— start of TASK MATERIAL —
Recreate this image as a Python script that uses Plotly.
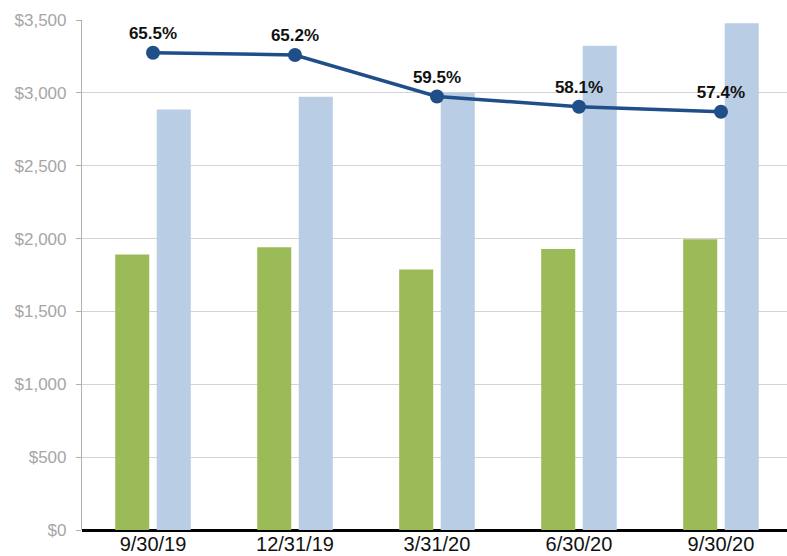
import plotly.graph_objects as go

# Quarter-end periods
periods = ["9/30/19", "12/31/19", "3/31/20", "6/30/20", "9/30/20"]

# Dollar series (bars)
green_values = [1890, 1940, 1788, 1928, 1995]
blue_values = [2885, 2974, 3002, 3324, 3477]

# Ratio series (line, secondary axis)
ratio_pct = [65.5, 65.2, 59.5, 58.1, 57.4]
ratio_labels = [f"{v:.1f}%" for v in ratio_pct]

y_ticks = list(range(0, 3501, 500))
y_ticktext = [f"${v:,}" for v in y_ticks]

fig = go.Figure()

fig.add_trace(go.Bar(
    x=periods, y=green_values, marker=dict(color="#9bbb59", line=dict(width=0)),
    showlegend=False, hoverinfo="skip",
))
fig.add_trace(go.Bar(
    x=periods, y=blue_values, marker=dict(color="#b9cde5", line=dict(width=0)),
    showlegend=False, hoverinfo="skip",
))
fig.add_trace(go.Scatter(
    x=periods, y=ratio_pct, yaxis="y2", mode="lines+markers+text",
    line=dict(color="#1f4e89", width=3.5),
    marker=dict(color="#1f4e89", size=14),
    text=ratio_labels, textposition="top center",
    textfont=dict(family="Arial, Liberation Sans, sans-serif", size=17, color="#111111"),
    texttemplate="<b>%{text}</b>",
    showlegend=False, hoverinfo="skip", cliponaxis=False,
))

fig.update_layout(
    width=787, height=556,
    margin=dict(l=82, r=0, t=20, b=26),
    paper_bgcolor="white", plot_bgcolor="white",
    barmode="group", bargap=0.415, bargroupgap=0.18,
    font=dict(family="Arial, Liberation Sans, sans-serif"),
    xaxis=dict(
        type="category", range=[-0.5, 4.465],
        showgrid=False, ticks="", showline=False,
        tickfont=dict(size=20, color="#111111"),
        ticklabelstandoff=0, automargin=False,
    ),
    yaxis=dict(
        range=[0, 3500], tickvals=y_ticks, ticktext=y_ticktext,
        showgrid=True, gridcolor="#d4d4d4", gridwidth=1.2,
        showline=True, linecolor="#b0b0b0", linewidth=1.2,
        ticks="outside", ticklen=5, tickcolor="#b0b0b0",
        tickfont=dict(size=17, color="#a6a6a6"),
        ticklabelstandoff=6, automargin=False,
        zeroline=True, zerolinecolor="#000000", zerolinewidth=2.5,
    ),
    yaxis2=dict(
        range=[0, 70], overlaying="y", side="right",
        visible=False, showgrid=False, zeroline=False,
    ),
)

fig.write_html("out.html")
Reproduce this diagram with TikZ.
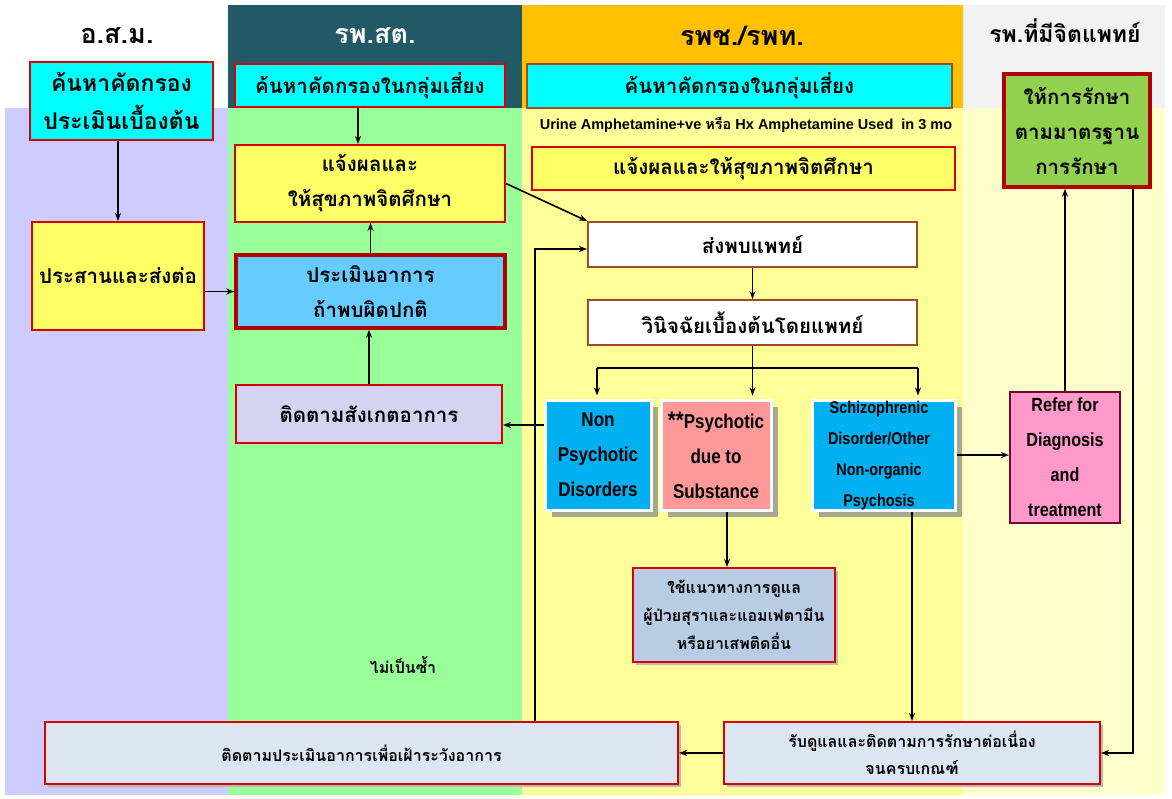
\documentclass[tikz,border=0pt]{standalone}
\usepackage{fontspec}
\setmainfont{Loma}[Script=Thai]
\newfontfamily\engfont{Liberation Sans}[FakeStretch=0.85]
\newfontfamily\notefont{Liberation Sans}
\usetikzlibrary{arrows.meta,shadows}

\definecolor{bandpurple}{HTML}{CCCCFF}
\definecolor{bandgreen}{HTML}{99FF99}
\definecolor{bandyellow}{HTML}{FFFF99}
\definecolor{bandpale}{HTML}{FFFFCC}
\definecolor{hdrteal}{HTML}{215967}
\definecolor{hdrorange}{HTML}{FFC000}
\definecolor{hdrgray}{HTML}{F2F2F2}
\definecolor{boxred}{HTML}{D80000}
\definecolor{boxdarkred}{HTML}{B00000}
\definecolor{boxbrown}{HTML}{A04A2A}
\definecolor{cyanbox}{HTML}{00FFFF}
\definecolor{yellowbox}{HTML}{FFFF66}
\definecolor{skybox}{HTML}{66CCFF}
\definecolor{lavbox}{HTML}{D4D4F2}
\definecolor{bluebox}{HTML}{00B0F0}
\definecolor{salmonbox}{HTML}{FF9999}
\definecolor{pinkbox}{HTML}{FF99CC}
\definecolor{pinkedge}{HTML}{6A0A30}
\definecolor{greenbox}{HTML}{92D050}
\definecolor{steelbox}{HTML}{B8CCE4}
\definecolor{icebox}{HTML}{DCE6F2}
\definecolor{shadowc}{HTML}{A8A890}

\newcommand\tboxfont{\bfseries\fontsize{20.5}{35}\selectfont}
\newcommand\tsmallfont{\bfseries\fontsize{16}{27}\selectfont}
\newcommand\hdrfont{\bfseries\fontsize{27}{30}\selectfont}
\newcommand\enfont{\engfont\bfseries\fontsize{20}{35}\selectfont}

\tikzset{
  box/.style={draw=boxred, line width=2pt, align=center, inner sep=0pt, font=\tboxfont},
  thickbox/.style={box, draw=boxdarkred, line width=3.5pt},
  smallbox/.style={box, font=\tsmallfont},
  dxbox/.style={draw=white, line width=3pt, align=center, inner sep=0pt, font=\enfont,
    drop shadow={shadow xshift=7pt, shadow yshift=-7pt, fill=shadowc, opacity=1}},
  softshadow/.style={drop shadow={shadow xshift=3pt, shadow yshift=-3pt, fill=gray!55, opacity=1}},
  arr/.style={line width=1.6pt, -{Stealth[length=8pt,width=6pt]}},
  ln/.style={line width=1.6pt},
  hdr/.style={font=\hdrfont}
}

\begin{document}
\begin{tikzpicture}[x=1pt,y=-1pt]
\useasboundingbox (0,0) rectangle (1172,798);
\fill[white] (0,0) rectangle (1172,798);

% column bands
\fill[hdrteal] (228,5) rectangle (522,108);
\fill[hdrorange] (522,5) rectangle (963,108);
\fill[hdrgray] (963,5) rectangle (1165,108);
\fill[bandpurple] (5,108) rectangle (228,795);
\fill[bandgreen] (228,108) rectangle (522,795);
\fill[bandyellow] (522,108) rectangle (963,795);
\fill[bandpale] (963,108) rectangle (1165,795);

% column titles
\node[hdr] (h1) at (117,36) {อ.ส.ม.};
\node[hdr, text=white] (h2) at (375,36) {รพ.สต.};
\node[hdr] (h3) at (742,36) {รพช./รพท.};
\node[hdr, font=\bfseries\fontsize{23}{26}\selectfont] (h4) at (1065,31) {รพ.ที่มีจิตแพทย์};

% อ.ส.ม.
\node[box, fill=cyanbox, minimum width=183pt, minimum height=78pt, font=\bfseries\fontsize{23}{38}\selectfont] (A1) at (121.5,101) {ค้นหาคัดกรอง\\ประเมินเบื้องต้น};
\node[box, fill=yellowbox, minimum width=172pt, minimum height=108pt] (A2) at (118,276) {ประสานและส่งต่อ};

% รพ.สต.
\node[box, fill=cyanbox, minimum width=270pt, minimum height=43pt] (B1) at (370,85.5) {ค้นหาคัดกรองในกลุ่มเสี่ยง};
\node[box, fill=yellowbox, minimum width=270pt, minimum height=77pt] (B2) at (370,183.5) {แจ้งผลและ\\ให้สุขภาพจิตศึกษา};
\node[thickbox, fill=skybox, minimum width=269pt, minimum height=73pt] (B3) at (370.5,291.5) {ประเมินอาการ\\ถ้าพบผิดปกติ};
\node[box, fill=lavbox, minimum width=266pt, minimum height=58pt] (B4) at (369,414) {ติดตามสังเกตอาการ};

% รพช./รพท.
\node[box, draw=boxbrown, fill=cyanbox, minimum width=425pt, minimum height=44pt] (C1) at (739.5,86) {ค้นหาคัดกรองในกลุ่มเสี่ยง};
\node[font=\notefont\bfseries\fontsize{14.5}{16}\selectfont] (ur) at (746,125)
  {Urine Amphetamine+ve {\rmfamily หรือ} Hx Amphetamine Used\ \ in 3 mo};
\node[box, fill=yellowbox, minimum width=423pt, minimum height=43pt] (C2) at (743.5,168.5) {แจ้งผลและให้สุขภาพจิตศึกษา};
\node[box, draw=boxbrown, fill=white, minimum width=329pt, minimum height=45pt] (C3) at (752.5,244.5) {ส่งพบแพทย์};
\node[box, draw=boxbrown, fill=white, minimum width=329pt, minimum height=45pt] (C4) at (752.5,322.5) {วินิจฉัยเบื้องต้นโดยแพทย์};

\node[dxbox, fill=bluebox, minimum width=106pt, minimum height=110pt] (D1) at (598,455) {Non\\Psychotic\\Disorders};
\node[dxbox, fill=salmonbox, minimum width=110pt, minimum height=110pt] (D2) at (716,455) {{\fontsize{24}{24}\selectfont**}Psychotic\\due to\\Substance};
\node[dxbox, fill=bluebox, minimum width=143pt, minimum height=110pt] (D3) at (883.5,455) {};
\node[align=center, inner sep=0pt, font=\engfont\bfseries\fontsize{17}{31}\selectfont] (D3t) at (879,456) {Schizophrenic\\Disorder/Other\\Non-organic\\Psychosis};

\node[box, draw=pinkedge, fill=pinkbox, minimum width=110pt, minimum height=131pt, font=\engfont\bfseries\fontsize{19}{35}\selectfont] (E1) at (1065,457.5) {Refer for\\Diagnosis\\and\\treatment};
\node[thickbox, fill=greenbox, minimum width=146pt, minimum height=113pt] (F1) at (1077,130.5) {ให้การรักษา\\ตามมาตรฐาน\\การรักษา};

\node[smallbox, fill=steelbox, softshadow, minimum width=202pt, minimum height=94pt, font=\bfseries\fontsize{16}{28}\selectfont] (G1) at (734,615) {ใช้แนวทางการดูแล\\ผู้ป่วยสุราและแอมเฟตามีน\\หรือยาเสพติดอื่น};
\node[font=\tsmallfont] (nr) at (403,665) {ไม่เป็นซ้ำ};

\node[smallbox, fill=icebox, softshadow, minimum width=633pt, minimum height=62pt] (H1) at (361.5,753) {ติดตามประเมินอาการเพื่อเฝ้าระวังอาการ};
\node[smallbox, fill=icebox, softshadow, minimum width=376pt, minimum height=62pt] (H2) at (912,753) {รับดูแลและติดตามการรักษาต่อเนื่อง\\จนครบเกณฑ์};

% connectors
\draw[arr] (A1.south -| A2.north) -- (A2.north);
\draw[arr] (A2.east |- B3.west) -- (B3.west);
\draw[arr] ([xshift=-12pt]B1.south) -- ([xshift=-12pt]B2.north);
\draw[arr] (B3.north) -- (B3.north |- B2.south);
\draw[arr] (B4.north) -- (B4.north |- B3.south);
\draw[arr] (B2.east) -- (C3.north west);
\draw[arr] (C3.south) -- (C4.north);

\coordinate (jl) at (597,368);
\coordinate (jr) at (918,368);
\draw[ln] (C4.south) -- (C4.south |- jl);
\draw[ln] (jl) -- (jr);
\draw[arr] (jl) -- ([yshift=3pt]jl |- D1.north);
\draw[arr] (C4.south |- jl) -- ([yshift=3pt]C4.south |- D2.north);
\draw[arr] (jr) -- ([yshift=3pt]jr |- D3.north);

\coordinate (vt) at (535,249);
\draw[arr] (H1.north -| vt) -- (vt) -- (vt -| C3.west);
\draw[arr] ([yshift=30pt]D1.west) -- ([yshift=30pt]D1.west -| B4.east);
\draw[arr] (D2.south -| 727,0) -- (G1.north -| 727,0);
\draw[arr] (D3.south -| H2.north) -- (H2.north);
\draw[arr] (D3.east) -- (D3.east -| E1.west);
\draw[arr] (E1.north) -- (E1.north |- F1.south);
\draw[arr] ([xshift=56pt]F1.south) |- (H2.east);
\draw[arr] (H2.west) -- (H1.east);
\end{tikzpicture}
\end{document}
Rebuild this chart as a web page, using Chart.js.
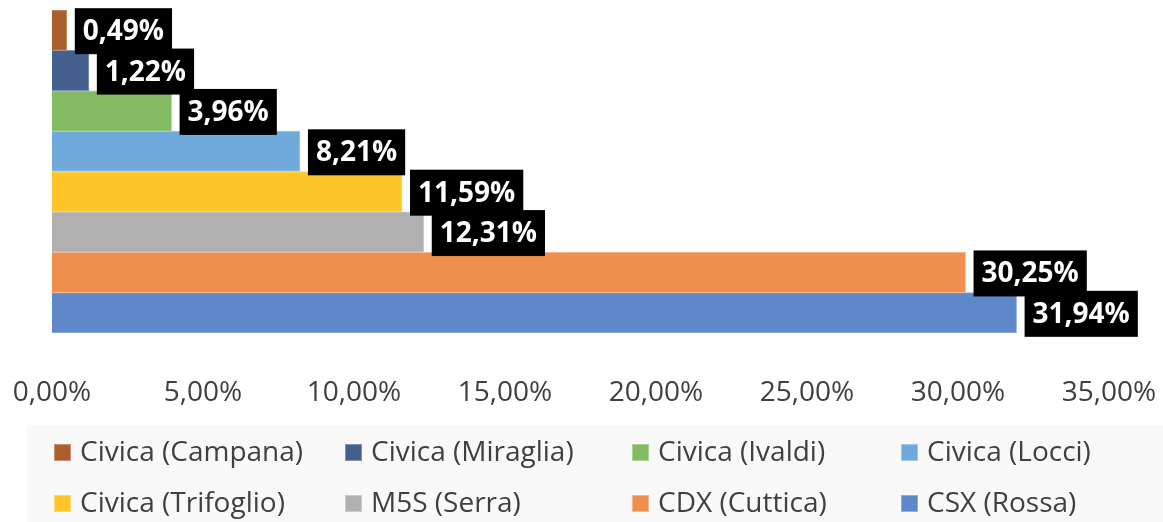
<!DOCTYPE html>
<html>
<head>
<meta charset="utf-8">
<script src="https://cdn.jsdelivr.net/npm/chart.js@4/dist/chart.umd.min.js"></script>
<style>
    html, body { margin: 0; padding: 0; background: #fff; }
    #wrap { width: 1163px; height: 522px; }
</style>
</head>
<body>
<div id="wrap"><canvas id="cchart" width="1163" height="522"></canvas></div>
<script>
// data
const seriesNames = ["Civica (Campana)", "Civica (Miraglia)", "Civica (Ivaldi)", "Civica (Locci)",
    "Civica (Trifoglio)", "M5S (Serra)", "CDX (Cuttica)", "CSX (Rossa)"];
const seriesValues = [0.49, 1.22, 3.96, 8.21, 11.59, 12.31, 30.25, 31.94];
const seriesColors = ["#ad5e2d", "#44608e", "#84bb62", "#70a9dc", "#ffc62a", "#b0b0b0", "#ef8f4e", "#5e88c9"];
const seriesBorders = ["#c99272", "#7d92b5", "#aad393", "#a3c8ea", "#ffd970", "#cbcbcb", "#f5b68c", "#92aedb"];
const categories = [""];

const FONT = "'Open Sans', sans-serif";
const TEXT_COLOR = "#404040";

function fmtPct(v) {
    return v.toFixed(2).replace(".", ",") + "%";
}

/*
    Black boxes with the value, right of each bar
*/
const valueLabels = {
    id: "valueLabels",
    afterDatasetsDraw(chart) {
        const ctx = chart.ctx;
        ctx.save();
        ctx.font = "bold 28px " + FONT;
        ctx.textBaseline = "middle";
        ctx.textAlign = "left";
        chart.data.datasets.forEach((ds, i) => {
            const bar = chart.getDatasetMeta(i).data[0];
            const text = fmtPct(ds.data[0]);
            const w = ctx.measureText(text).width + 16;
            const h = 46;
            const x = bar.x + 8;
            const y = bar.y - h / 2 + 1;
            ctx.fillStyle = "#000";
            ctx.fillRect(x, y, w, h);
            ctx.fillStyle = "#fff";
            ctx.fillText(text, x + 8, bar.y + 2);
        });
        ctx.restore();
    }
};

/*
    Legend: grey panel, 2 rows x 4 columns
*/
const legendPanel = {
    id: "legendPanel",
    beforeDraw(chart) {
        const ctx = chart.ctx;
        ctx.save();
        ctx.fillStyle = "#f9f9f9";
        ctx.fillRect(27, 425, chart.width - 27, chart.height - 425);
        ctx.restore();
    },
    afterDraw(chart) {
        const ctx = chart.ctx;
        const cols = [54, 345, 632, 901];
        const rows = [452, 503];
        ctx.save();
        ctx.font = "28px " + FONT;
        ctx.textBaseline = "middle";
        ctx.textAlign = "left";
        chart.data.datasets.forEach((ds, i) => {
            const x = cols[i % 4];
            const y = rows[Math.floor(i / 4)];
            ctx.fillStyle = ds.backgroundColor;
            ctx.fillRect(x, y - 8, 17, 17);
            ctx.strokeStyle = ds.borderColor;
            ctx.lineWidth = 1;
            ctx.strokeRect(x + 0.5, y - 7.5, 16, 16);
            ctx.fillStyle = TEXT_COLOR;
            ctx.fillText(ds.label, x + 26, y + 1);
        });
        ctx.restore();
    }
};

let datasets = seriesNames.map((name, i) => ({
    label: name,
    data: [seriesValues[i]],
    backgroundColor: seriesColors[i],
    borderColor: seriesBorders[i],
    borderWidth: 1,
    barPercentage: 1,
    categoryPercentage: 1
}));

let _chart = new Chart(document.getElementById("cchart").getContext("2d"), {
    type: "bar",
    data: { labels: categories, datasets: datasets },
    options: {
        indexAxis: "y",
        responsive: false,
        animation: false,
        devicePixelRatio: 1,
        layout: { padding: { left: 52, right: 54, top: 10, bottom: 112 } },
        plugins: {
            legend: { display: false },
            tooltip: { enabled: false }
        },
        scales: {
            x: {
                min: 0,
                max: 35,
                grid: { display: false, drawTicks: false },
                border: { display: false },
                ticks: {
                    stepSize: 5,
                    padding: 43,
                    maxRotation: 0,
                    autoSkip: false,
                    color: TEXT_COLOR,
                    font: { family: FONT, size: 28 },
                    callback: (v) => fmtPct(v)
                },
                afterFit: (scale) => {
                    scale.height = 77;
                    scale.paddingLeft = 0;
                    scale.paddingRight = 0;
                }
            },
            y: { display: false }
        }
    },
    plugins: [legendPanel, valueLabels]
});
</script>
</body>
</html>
— end of TASK MATERIAL —
All lines from the start of the entries through the one with "blue_values = [2885, 2974, 3002, 3324, 3477]" are to be output exactly; omit the pictures.

Recreate this image as a Python script that uses Plotly.
import plotly.graph_objects as go

# Quarter-end periods
periods = ["9/30/19", "12/31/19", "3/31/20", "6/30/20", "9/30/20"]

# Dollar series (bars)
green_values = [1890, 1940, 1788, 1928, 1995]
blue_values = [2885, 2974, 3002, 3324, 3477]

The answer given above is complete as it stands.